Studio album
- Released: 5 April 2012
- Recorded: Kerala
- Genre: Hip hop
- Label: Sony Music
- Producer: Sony Music

Singles from Yuvvh
- "Nenjodu Cherthu" Released: 5 April 2012;

= Yuvvh =

Yuvvh is a Malayalam music album released in 2012 by Sony Music.

==Tracks==
The music was composed by Saachin and Sreejith, for the lyrics penned by Naveen Marar. "Nenjodu Cherthu" sung by Aalap Raju was an instant hit on YouTube.

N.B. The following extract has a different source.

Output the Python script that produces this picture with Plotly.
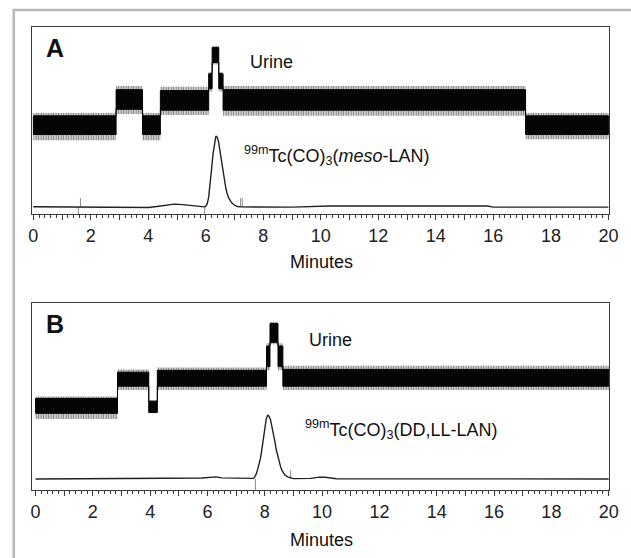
import plotly.graph_objects as go

W, H = 631, 558

# ---------------- data ----------------
# Panel A radio trace (minutes, relative signal)
a_radio_t = [0, 1.2, 1.4, 4.0, 4.3, 4.6, 4.9, 5.2, 5.5, 5.8, 5.95, 6.0, 6.05, 6.1, 6.15, 6.2,
             6.25, 6.3, 6.35, 6.4, 6.45, 6.5, 6.55, 6.6, 6.65, 6.7, 6.75, 6.8, 6.9, 7.0,
             7.1, 7.2, 9.0, 10.3, 15.8, 16.0, 20.0]
a_radio_v = [3.9, 3.9, 3.6, 3.5, 4.0, 4.8, 5.3, 5.0, 4.4, 3.8, 3.8, 4.2, 5.5, 9, 15, 24,
             32, 38.5, 41.7, 41, 38, 33, 27.5, 22, 17.5, 13.5, 10.5, 8.5, 6, 4.7,
             4.0, 3.8, 3.7, 4.3, 4.3, 3.7, 3.7]
# integration markers of panel A (minutes, lower, upper)
a_mark_t = [1.57, 1.64, 5.96, 7.21, 7.27]
a_mark_lo = [0.0, 3.8, 0.0, 3.8, 3.8]
a_mark_hi = [3.8, 8.5, 3.8, 8.5, 8.5]

# Panel A urine trace: step levels of the noise band
a_urine_edges = [0, 2.88, 3.8, 4.42, 6.1, 6.22, 6.45, 6.6, 17.12, 20]
a_outer_hi = [54, 68.5, 54, 68, 76, 90, 76, 68.5, 54]
a_outer_lo = [39.5, 53.5, 39.5, 53, 65.5, 80, 65.5, 52.5, 40]
a_core_hi = [52.5, 66.5, 52.5, 66, 75, 89, 75, 66.5, 52.5]
a_core_lo = [42.5, 56, 42.5, 55.5, 67, 81, 67, 55.5, 42.5]

# Panel B radio trace
b_radio_t = [0, 4.5, 4.55, 5.8, 6.1, 6.3, 6.5, 7.5, 7.6, 7.65, 7.7, 7.75, 7.8, 7.85, 7.9,
             7.95, 8.0, 8.05, 8.1, 8.15, 8.2, 8.25, 8.3, 8.35, 8.4, 8.45, 8.5, 8.55,
             8.6, 8.7, 8.8, 8.9, 9.0, 9.6, 9.9, 10.1, 10.5, 20.0]
b_radio_v = [5.9, 5.9, 6.3, 6.4, 6.9, 7.0, 6.5, 6.4, 6.2, 7, 8.5, 11, 14, 17, 22,
             28, 34, 38, 40, 39.5, 37.5, 34, 30, 26, 21.5, 18, 15, 12.5,
             10.5, 8, 7, 6.5, 6.1, 6.2, 6.9, 6.8, 6.0, 5.9]
b_mark_t = [7.67, 8.9]
b_mark_lo = [0.0, 6.0]
b_mark_hi = [6.0, 10.5]

# Panel B urine trace
b_urine_edges = [0, 2.86, 3.95, 4.25, 8.06, 8.18, 8.46, 8.63, 20]
b_outer_hi = [50, 64.5, 48, 65.5, 78.5, 90, 78.5, 66.5]
b_outer_lo = [38, 53.5, 41, 53.5, 64, 78, 64, 53.5]
b_core_hi = [49, 63, 47.5, 64, 77, 89, 77, 64.5]
b_core_lo = [41, 55.5, 41.5, 55.5, 66, 79, 66, 55.5]

tick_vals = list(range(0, 21))
tick_text = [str(v) if v % 2 == 0 else "" for v in tick_vals]

# ---------------- helpers ----------------
def px(x):
    return x / W

def py(y):
    return 1 - y / H

def band(edges, lo, hi):
    xs, ys = [], []
    for i in range(len(hi)):
        xs += [edges[i], edges[i + 1]]
        ys += [hi[i], hi[i]]
    for i in reversed(range(len(lo))):
        xs += [edges[i + 1], edges[i]]
        ys += [lo[i], lo[i]]
    xs.append(xs[0]); ys.append(ys[0])
    return xs, ys

def marks(ts, los, his):
    xs, ys = [], []
    for t, lo, hi in zip(ts, los, his):
        xs += [t, t, None]
        ys += [lo, hi, None]
    return xs, ys

fig = go.Figure()

panels = [
    dict(xa="x", ya="y", rt=a_radio_t, rv=a_radio_v, mk=(a_mark_t, a_mark_lo, a_mark_hi),
         ed=a_urine_edges, olo=a_outer_lo, ohi=a_outer_hi, clo=a_core_lo, chi=a_core_hi),
    dict(xa="x2", ya="y2", rt=b_radio_t, rv=b_radio_v, mk=(b_mark_t, b_mark_lo, b_mark_hi),
         ed=b_urine_edges, olo=b_outer_lo, ohi=b_outer_hi, clo=b_core_lo, chi=b_core_hi),
]

for p in panels:
    ox, oy = band(p["ed"], p["olo"], p["ohi"])
    fig.add_trace(go.Scatter(x=ox, y=oy, xaxis=p["xa"], yaxis=p["ya"], mode="lines",
                             fill="toself", fillcolor="rgba(255,255,255,0)",
                             fillpattern=dict(shape="|", fgcolor="#000", bgcolor="white",
                                              size=2.5, solidity=0.6),
                             line=dict(color="rgba(0,0,0,0)", width=0), hoverinfo="skip"))
    cx, cy = band(p["ed"], p["clo"], p["chi"])
    fig.add_trace(go.Scatter(x=cx, y=cy, xaxis=p["xa"], yaxis=p["ya"], mode="lines",
                             fill="toself", fillcolor="#050505",
                             line=dict(color="#050505", width=1), hoverinfo="skip"))
    mx, my = marks(*p["mk"])
    fig.add_trace(go.Scatter(x=mx, y=my, xaxis=p["xa"], yaxis=p["ya"], mode="lines",
                             line=dict(color="#8a8a8a", width=1), hoverinfo="skip"))
    fig.add_trace(go.Scatter(x=p["rt"], y=p["rv"], xaxis=p["xa"], yaxis=p["ya"],
                             mode="lines", line=dict(color="#222", width=1.4),
                             hoverinfo="skip"))

xcommon = dict(showline=True, linecolor="#3a3a3a", linewidth=1.3, mirror=True,
               ticks="outside", ticklen=5, tickwidth=1, tickcolor="#3a3a3a",
               tickvals=tick_vals, ticktext=tick_text, showgrid=False, zeroline=False,
               tickfont=dict(family="Liberation Sans, Arial", size=18, color="#222"),
               minor=dict(dtick=0.2, ticks="outside", ticklen=2.5, tickcolor="#3a3a3a",
                          tickwidth=1, showgrid=False))
ycommon = dict(showline=True, linecolor="#3a3a3a", linewidth=1.3, mirror=True,
               showticklabels=False, ticks="", showgrid=False, zeroline=False,
               range=[0, 100])

fig.update_layout(
    width=W, height=H, margin=dict(l=0, r=0, t=0, b=0),
    paper_bgcolor="white", plot_bgcolor="white", showlegend=False,
    xaxis=dict(domain=[px(29), px(618)], anchor="y", range=[-0.03, 20.03], **xcommon),
    yaxis=dict(domain=[py(214), py(27)], anchor="x", **ycommon),
    xaxis2=dict(domain=[px(29), px(618)], anchor="y2", range=[-0.11, 20.02], **xcommon),
    yaxis2=dict(domain=[py(490), py(303)], anchor="x2", **ycommon),
)

font = dict(family="Liberation Sans, Arial", color="#111")
ann = [
    dict(text="<b>A</b>", x=px(52), y=py(48), size=25),
    dict(text="Urine", x=px(273), y=py(62), size=18),
    dict(text="<sup>99m</sup>Tc(CO)<sub>3</sub>(<i>meso</i>-LAN)", x=px(243), y=py(156),
         size=18, xanchor="left"),
    dict(text="Minutes", x=px(324), y=py(262), size=18),
    dict(text="<b>B</b>", x=px(52), y=py(324), size=25),
    dict(text="Urine", x=px(333), y=py(340), size=18),
    dict(text="<sup>99m</sup>Tc(CO)<sub>3</sub>(DD,LL-LAN)", x=px(305), y=py(430),
         size=18, xanchor="left"),
    dict(text="Minutes", x=px(324), y=py(540), size=18),
]
for a in ann:
    fig.add_annotation(text=a["text"], x=a["x"], y=a["y"], xref="paper", yref="paper",
                       xanchor=a.get("xanchor", "center"), yanchor="middle",
                       showarrow=False, font=dict(size=a["size"], **font))

# light grey outer frame of the figure
fig.add_shape(type="rect", xref="paper", yref="paper", x0=px(10), x1=1.05,
              y0=-0.05, y1=py(10), line=dict(color="#b8b8b8", width=2.5))

fig.write_html("out.html", config={"displayModeBar": False},
               post_script="document.body.style.margin='0';"
                           "document.body.style.overflow='hidden';")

Produced by Chelorys media, the song Nenjodu Cherthu from Yuvvh got more than 200,000 hits within 4 days of release by Sony Music.

Yuvvh: Track listing
| No. | Title | Lyrics | Singer(s) | Length |
|---|---|---|---|---|
| 1. | "Padmanabha Pahi" | Swathi Thirunal | Anjali Muraleedharan | 05:21 |
| 2. | "Nenjodu Cherthu" | Naveen Marar | Aalap Raju, Devan | 04:39 |
| 3. | "Venchaayam Vinnil" | Naveen Maraar | Ouseppachen | 03:39 |
| 4. | "Piriyumen Shishiram" | Naveen Maraar | Swapna Abraham | 03:32 |
| 5. | "Tu Hi Rang Rangeeli" | Vivek Vashishtha | Job Kurian | 04:24 |
| 6. | "She's An Indian Girl" | Naveen Maraar | Job Kurian | 03:37 |
| 7. | "I Can Feel It (Reprise)" | Naveen marar | Sreejith | 01:39 |
| 8. | "Koduvaali" | Naveen Maraar | Saachin | 05:31 |
| Total length: |  |  |  | 32:24 |

==Music video==
The music video for "Nenjodu Cherthu" was directed by Alphonse Putharen featured Nivin Pauly and Nazriya Nazim.